(ZENIT News / Vatican City, 06.10.2025).- Rome is witnessing a rare and remarkable spiritual phenomenon. Since the opening of the Jubilee Year on Christmas Eve 2024, more than ten million pilgrims have streamed into the city, turning its ancient streets into a global corridor of faith. What began under the blessing of the late Pope Francis has unfolded into an extraordinary surge of collective hope, with Vatican authorities projecting more than 30 million pilgrims will pass through Rome’s Holy Doors before the Jubilee closes on January 6, 2026.
But the numbers only tell part of the story. This is not tourism dressed in liturgical robes. This is something more intimate and more urgent. The pilgrims walking Rome’s cobbled pathways are not simply checking off spiritual landmarks—they are carrying the burdens of a world in distress. Wars grind on, ecological anxiety deepens, and political cynicism corrodes many societies. Into this malaise, the Church has reintroduced an ancient balm: a Jubilee.

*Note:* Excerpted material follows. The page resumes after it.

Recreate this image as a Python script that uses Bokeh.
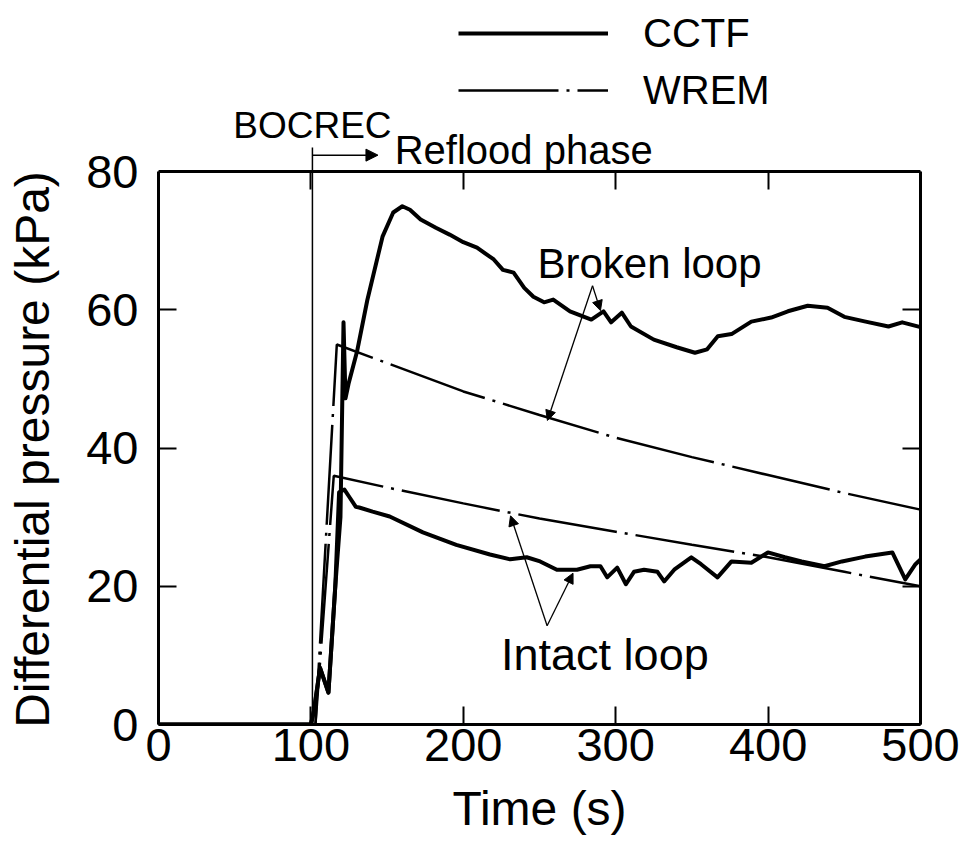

Rooted in the Old Testament concept of sacred time and renewal, the Jubilee is the Catholic Church’s invitation, extended once every 25 years, to rediscover a path of mercy, forgiveness, and spiritual liberation. It is a moment when debt—economic or spiritual—is re-evaluated, and old wrongs can be made right. Pope Francis framed this iteration with the theme «Pilgrims of Hope,» calling believers to live out a defiant optimism, grounded not in circumstance but in faith.
Rome, as the epicenter of the celebration, has taken on a renewed symbolic role. Pilgrims enter through the Holy Doors of the city’s four major basilicas—St. Peter’s, St. John Lateran, St. Paul Outside the Walls, and St. Mary Major—not only to cross a threshold of stone, but to enact a deeper interior journey. The act of pilgrimage, often underestimated in the secular imagination, has become a prophetic gesture in a culture marked by disconnection.

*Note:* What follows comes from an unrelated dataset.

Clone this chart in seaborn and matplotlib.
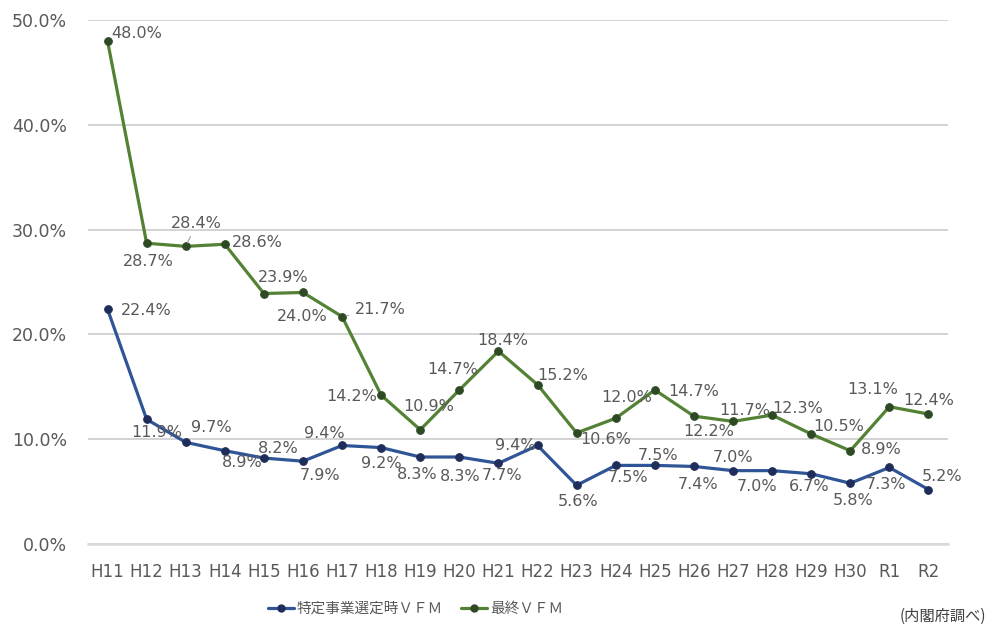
import matplotlib
matplotlib.use("Agg")
import matplotlib.pyplot as plt
import seaborn as sns
import pandas as pd
from matplotlib.lines import Line2D

# ---- data ----
years = ["H11", "H12", "H13", "H14", "H15", "H16", "H17", "H18", "H19", "H20", "H21",
         "H22", "H23", "H24", "H25", "H26", "H27", "H28", "H29", "H30", "R1", "R2"]
vfm_selection = [22.4, 11.9, 9.7, 8.9, 8.2, 7.9, 9.4, 9.2, 8.3, 8.3, 7.7,
                 9.4, 5.6, 7.5, 7.5, 7.4, 7.0, 7.0, 6.7, 5.8, 7.3, 5.2]
vfm_final = [48.0, 28.7, 28.4, 28.6, 23.9, 24.0, 21.7, 14.2, 10.9, 14.7, 18.4,
             15.2, 10.6, 12.0, 14.7, 12.2, 11.7, 12.3, 10.5, 8.9, 13.1, 12.4]
series_names = ["特定事業選定時ＶＦＭ", "最終ＶＦＭ"]
yticks = [0, 10, 20, 30, 40, 50]
source_note = "(内閣府調べ)"

# ---- label offsets (pixels) ----
off_sel = [(39, -1), (10, -13), (26, 15), (17, -12), (14, 10), (17, -14), (-18, 12),
           (0, -16), (-3, -17), (1, -19), (4, -12), (-22, 0), (1, -16), (12, -12),
           (3, 10), (4, -18), (0, 13), (-15, -16), (-2, -13), (3, -17), (-3, -17), (14, 13)]
off_fin = [(29, 7), (2, -18), (11, 23), (32, 2), (19, 16), (-1, -24), (38, 7),
           (-29, -1), (8, 23), (-7, 20), (4, 11), (25, 9), (29, -7), (11, 21),
           (39, -2), (15, -15), (12, 11), (26, 7), (28, 7), (31, 1), (-17, 17), (0, 14)]
leader_fin = {2, 6}

sns.set_style("white")
plt.rcParams["font.family"] = ["DejaVu Sans", "Noto Sans CJK JP"]

df = pd.DataFrame({
    "year": years * 2,
    "value": vfm_selection + vfm_final,
    "series": [series_names[0]] * len(years) + [series_names[1]] * len(years),
})
df["x"] = list(range(len(years))) * 2

line_colors = ["#2F5597", "#548235"]
marker_colors = ["#1F2D5A", "#2E4A24"]

fig = plt.figure(figsize=(9.89, 6.28), dpi=100)
ax = fig.add_axes([88 / 989, 1 - 544 / 628, 860 / 989, 524 / 628])

for i, name in enumerate(series_names):
    sub = df[df["series"] == name]
    sns.lineplot(data=sub, x="x", y="value", ax=ax, color=line_colors[i], lw=2.3,
                 marker="o", markersize=5.5, markerfacecolor=marker_colors[i],
                 markeredgecolor=marker_colors[i], legend=False, zorder=3)

label_color = "#595959"
for i, (vals, offs) in enumerate([(vfm_selection, off_sel), (vfm_final, off_fin)]):
    for j, v in enumerate(vals):
        dx, dy = offs[j]
        kw = {}
        if i == 1 and j in leader_fin:
            kw["arrowprops"] = dict(arrowstyle="-", color="#a6a6a6", lw=0.9,
                                    shrinkA=2, shrinkB=3)
        ax.annotate(f"{v:.1f}%", (j, v), xytext=(dx, dy), textcoords="offset pixels",
                    ha="center", va="center", fontsize=11.5, color=label_color,
                    zorder=4, **kw)

ax.set_xlim(-0.5, len(years) - 0.5)
ax.set_ylim(0, 50)
ax.set_yticks(yticks)
ax.set_yticklabels([f"{t:.1f}%" for t in yticks])
ax.set_xticks(range(len(years)))
ax.set_xticklabels(years)
ax.set_xlabel("")
ax.set_ylabel("")
ax.yaxis.grid(True, color="#d0d0d0", lw=1.3)
ax.set_axisbelow(True)
for s in ["top", "right", "left"]:
    ax.spines[s].set_visible(False)
ax.spines["bottom"].set_color("#d9d9d9")
ax.spines["bottom"].set_linewidth(1.8)
ax.tick_params(axis="y", length=0, pad=15, labelsize=12.5, labelcolor=label_color)
ax.tick_params(axis="x", length=6, direction="inout", color="#bfbfbf", width=1,
               pad=11, labelsize=12, labelcolor=label_color)

handles = [Line2D([0], [0], color=line_colors[i], lw=2.3, marker="o", markersize=5,
                  markerfacecolor=marker_colors[i], markeredgecolor=marker_colors[i])
           for i in range(2)]
leg = fig.legend(handles, series_names, loc="center", bbox_to_anchor=(0.42, 0.03),
                 ncol=2, frameon=False, handlelength=1.8, handletextpad=0.2,
                 columnspacing=1.2, prop={"family": ["Noto Sans CJK JP"], "size": 10.5})
for t in leg.get_texts():
    t.set_color(label_color)

fig.text(0.997, 0.018, source_note, ha="right", va="center", fontsize=11,
         color="#404040", family=["Noto Sans CJK JP"])

fig.savefig("out.png", dpi=100)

The coming months promise even more spiritual dynamism. In late June, Rome will host the Jubilee of Priests, gathering clergy from across the globe for three days of reflection and fraternity. But it is the Jubilee of Youth, scheduled from July 28 to August 3, that could prove to be the most vibrant moment of all. Researchers from the Catholic University of the Sacred Heart estimate over one million young people could arrive for that week of celebration and discernment—a potent sign that the Church’s future is not shrinking, but stirring.
This unfolding pilgrimage is reshaping more than just the Church calendar. It’s also a quiet response to the fragmentation of the modern world.